The US Federal Aviation Administration (FAA) has disclosed that a V-22 Osprey and a civilian de Havilland Twin Otter parachute jump aircraft came within feet of colliding at 12,000ft altitude in controlled airspace. No date is given for the event, which is included in the agency’s August Air Traffic Bulletin newsletter, uploaded to the FAA web site yesterday.
The newsletter focuses on recent lapses in controller vigilance in providing traffic separation to aircraft, an issue highlighted in this week’s National Transportation Safety Board (NTSB) final hearing on a fatal midair collision between a private aircraft and sightseeing helicopter near New York City in August 2009.
In the newsletter, the FAA says a recent audit by the agency’s Air Traffic Safety Oversight Service “indicates safety alerts and radar traffic advisories were not always issued when warranted and proper procedures and phraseology were not used as required”. The FAA notes that recent near “mid-air collisions and evasive actions taken by pilots”, including the V-22 incident, “may help underscore the need for air traffic controllers to exercise extreme vigilance and thorough action when issuing safety alerts and radar traffic advisories”.
The V-22 incident occurred in air route traffic control centre (ARTCC) airspace “in the vicinity” of an airport, according to the report. “A DHC6 [Twin Otter] was climbing VFR for parachute jump operations in the vicinity of an airport,” reads the report.
The Twin Otter pilot stated the military aircraft was about 100-150ft away at closest proximity while the V-22 pilot reported closest proximity to be approximately 20ft.
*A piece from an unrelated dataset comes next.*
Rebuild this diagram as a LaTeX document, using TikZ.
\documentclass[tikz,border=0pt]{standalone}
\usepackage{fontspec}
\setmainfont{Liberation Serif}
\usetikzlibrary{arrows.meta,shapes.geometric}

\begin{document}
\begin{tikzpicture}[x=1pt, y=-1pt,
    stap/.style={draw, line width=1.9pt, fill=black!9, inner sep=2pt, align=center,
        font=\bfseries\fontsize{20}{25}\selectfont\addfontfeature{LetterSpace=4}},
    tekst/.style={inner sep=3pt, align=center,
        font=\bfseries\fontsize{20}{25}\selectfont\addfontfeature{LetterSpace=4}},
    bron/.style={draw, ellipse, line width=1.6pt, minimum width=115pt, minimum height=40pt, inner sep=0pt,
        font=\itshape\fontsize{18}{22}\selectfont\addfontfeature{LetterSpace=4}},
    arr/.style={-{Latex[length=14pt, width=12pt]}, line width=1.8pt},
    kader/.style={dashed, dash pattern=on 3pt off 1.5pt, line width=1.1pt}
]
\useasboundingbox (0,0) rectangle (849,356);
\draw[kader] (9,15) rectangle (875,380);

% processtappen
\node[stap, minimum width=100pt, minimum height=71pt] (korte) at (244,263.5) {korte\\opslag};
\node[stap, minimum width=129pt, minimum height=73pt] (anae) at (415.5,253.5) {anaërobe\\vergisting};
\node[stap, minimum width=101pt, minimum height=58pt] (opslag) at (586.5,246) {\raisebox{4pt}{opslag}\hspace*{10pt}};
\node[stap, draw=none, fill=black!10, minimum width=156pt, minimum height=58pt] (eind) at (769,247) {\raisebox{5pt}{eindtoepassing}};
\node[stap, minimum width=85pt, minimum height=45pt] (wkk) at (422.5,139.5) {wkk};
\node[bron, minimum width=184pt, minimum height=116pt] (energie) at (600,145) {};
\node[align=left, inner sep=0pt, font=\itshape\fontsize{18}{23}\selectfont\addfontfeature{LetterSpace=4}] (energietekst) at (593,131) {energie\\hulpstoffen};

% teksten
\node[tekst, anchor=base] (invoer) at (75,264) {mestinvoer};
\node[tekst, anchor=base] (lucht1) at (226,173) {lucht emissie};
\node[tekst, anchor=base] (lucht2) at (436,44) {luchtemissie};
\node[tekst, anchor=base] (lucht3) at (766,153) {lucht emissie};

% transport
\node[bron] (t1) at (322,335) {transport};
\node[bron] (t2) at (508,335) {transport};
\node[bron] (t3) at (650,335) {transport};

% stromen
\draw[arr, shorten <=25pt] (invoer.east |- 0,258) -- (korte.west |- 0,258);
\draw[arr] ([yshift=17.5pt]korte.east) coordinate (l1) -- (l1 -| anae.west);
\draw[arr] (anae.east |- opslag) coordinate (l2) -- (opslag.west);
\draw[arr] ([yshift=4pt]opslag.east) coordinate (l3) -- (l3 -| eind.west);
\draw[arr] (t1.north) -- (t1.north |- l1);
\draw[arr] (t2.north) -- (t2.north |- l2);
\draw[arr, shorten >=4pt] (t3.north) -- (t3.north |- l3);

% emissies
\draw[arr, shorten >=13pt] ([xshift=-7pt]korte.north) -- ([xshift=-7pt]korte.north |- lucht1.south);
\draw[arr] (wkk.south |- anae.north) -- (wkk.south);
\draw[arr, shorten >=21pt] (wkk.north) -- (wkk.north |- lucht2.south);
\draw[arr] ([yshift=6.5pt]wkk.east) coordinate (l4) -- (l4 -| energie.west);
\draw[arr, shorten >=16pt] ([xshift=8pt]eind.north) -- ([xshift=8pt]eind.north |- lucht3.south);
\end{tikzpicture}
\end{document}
The V-22 osprey is a tilt rotor vertical/short takeoff and landing (VSTOL), multi-mission air-craft developed to fill multi-Service combat operational requirements. The V-22 uses many unique items to achieve its configuration and capability. The airframe incorporates new materials and structural designs. Advanced avionics provide mission enhancement while new wiring technologies increase reliability and reduce weight.
The Twin Otter on the other hand, remains popular for its rugged construction and useful STOL performance. The Twin Otter has been popular with commercial skydiving operations. It is able to carry up to 22 skydivers to over 13,500 ft.; presently, the Twin Otter is used in skydiving operations in many countries. The United States Air Force operates three Twin Otters for the United States Air Force Academy’s skydiving team.